= Battle Circle =

Trilogy of science fiction novels by Piers Anthony

Single volume (publ. Avon Books), 1978
Cover artist: Patrick Woodroffe

Battle Circle is a trilogy of science fiction novels by Piers Anthony. Originally published separately, the trilogy was later combined into a single volume.

==Setting==
The novels take place on a post-apocalyptic Earth. The history is not given in detail, but the landscape is filled with the ruins of the previous civilization, and large areas (referred to as the "badlands") are still deadly because of radiation, presumably from nuclear war. In North America, there are three main civilizations: the crazies, the underworlders, and the nomads, who are the main focus of the novels.

== Combat ==
The nomad society lives by a strict code of conduct. Conflicts over anything, a perceived slight or the right to sleep with a woman, are settled by combat in the battle circle. Often skilled fighters will fight to recruit men into their tribes.

Each man is known by the weapon(s) he wields, hence the names of the title characters. Most men wield one of the six traditional weapons: sword, club, sticks, staff, daggers or morning star (more commonly known as a heavy flail—a spiked ball on a chain). Sos, originally named "Sol the Sword", is forced to give up his name and weapon after being defeated by Sol of All Weapons, and learns to use a non-standard weapon: a metal cable with weights on the end of it. Var wields sticks, essentially two batons, also made of metal. Neq wields a traditional sword.

Despite the fact that the weapons are deadly, fights are rarely fatal. Combat ceases when one man is obviously defeated, either because he cannot defend himself or because he has left the circle, voluntarily or otherwise.

Combat can also be between teams, either fighting together in pairs or in multiple single matches. In the latter case, strategy can become involved choosing whom to put in the circle against a particular opponent.

== Names ==
The nomads have a very particular naming convention. Men choose their own first name, which follows the pattern consonant-vowel-consonant. As mentioned above, their last name is the weapon(s) they wield. Women are inherently nameless, and when they are bound to a man (a situation which is breakable at any time by either party) her name is the man's name plus a. Children take the name of their father plus i. So if Var had a wife, she would be Vara, and if they had children, they would all be known as Vari until they achieved adulthood.

== Series synopsis ==
=== Sos the Rope (1968) ===
Two wandering warriors meet at an isolated hostel, one of many maintained by the crazies for their own inexplicable reasons. A dispute breaks out when they discover they share the same name. Sol of All Weapons insists that Sol the Sword change his name. When the latter refuses, they enter the battle circle. Sol the Sword nearly wins with an ingenious maneuver, but his opponent is superlatively skilled and defeats him. Now nameless, the loser is honor-bound to trek to the Mountain to end his life. However, Sol of All Weapons is greatly impressed by his opponent's astuteness. Sol offers part of a name (Sos) in return for becoming his adviser. For Sol has a grand dream: to forge an empire from the many small tribes. It is revealed that the people in the Mountain, a remnant of the ancient civilization, produce goods that the crazies give to the nomads, thus stabilizing the society. Eventually Sol, along with Sos' daughter (whom Sol claims as his own), is forced to the Mountain and Sos is ordered by the underworld to dismantle the empire.

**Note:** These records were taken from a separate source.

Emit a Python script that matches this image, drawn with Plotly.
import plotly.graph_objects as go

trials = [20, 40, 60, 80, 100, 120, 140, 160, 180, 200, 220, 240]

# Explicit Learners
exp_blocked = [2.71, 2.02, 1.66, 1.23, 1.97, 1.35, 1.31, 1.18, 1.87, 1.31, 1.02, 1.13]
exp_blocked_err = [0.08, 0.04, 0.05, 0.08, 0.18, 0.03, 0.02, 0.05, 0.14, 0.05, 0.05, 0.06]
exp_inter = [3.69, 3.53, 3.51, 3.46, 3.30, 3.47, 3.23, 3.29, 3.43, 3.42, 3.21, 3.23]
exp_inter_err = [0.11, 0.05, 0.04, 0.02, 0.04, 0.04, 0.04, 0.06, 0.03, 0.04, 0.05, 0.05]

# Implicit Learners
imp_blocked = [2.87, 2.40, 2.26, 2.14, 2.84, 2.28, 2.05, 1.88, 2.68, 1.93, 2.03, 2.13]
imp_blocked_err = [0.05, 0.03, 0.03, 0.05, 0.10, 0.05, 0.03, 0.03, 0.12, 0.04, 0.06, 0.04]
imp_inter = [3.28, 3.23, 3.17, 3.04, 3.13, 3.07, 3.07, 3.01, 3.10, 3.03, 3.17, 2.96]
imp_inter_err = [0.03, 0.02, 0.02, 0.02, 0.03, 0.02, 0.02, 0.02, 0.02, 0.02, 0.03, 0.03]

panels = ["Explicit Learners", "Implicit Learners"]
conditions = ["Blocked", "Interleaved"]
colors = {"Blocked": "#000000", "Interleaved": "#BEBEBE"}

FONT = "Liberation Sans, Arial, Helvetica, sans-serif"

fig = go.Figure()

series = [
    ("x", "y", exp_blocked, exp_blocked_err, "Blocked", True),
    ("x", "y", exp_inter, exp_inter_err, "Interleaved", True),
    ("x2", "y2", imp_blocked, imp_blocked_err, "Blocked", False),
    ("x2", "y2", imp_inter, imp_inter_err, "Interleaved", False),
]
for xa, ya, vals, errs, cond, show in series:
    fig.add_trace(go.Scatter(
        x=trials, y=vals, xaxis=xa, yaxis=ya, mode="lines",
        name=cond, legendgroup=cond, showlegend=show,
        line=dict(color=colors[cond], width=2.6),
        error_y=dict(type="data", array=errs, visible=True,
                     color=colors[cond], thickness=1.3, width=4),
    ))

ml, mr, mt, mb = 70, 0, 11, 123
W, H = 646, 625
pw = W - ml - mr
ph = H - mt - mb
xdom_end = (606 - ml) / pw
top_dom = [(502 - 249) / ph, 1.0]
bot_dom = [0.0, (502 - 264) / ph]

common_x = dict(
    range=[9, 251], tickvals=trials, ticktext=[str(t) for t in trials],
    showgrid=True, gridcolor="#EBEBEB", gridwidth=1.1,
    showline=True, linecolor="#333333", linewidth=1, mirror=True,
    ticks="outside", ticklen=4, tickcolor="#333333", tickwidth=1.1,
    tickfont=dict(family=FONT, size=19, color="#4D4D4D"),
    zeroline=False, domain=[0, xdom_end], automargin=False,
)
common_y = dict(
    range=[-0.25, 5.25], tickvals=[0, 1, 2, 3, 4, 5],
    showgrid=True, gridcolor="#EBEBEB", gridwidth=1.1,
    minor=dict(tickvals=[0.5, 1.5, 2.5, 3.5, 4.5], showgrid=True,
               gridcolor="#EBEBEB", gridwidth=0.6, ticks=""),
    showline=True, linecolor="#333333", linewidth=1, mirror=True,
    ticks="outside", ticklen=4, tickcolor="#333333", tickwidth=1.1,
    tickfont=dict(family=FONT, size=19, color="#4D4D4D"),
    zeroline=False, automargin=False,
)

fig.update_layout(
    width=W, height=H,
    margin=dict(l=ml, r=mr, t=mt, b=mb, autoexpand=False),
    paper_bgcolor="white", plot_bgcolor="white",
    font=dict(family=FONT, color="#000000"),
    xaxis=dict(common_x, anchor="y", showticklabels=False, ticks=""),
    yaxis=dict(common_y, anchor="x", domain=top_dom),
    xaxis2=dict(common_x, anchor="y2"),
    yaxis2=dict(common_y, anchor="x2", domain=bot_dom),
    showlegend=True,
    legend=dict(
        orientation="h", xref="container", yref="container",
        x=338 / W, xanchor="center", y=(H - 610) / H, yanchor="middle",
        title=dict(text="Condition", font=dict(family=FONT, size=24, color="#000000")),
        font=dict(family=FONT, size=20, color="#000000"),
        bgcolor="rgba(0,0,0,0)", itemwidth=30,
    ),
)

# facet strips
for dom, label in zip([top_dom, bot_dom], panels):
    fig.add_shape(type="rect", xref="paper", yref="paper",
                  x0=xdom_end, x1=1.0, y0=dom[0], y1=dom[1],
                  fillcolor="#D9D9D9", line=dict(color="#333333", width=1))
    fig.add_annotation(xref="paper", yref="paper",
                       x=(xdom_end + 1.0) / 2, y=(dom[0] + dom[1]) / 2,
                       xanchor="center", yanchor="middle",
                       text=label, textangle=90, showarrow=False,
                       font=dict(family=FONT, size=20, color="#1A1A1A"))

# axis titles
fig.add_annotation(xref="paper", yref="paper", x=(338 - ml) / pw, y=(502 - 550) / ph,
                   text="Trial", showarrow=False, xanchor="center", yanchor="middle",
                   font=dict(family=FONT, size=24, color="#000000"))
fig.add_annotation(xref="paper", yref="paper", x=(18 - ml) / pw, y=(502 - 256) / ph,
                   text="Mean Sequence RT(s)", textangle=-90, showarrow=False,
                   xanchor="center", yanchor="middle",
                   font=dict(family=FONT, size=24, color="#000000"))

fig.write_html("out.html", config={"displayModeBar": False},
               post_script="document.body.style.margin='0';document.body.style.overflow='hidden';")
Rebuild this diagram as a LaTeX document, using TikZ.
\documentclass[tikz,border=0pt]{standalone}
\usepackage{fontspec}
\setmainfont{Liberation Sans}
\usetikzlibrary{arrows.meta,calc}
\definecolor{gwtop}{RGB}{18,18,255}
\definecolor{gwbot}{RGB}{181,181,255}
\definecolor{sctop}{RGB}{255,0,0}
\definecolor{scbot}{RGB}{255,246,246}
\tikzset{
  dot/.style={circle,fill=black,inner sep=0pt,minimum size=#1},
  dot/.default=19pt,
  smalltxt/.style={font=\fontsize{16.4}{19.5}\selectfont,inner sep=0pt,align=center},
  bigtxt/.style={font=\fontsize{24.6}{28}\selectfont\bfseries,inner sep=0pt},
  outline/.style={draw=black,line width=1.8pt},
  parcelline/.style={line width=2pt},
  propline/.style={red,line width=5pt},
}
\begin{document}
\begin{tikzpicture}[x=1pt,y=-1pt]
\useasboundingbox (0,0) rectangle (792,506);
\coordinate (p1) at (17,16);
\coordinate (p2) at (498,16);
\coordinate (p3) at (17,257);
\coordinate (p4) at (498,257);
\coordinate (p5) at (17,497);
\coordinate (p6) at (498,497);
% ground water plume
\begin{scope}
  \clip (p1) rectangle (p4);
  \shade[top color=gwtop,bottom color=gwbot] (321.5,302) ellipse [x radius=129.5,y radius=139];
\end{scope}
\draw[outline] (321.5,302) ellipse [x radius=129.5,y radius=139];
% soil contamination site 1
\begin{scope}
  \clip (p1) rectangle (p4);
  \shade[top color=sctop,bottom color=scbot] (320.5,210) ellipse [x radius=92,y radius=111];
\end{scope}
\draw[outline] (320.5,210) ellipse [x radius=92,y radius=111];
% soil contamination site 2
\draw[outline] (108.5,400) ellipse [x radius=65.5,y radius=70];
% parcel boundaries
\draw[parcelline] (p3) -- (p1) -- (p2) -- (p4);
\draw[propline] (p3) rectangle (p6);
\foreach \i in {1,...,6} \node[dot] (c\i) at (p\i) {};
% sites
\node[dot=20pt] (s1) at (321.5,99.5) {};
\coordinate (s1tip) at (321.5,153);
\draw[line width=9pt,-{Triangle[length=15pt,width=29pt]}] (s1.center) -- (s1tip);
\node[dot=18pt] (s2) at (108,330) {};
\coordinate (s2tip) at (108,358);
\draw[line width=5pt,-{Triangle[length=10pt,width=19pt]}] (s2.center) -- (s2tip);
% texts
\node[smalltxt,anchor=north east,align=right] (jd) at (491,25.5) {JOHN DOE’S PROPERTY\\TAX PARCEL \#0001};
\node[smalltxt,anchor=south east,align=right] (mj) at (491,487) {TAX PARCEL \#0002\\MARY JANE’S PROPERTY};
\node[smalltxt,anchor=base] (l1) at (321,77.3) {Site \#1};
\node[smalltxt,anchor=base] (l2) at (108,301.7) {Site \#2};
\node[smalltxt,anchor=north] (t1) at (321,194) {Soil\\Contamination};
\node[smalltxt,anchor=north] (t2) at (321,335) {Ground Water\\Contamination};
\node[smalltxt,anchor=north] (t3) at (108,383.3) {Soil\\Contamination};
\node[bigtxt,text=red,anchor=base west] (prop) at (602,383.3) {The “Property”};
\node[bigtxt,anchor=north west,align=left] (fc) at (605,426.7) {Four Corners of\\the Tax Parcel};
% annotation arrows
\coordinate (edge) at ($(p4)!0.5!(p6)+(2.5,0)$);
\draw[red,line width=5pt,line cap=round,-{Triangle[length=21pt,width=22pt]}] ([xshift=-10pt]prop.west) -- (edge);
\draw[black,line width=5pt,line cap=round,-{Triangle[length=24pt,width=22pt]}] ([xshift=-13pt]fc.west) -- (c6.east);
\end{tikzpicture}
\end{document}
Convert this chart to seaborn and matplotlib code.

=== Var the Stick (1972) ===
Rather than dismantling the empire Sos leads an attack on the Mountain and it is eventually destroyed. His (and in her mind Sol's) daughter escapes with Var and, pursued by both Sol and Sos, they flee via the Aleutian Islands to China, which has reconstituted an imperial civilization. Reconciled with Sol and Sos, they start back to America. Pursued by the Emperor of China, the two older men die so that the others can escape.

=== Neq the Sword (1975) ===
With the Mountain in ruins nomadic civilization is collapsing into barbarism. Working with the remaining crazies Neq attempts to reconstitute his society. Through a misunderstanding he kills the returning Var, but establishes a relationship with the daughter of Sol and Sos. In time the Mountain is restored under Neq's leadership and without secrecy. At the close of the book the inhabitants of the Mountain are developing trade with a similar site in Latin America. It will take a long time, but slowly civilization is being rebuilt.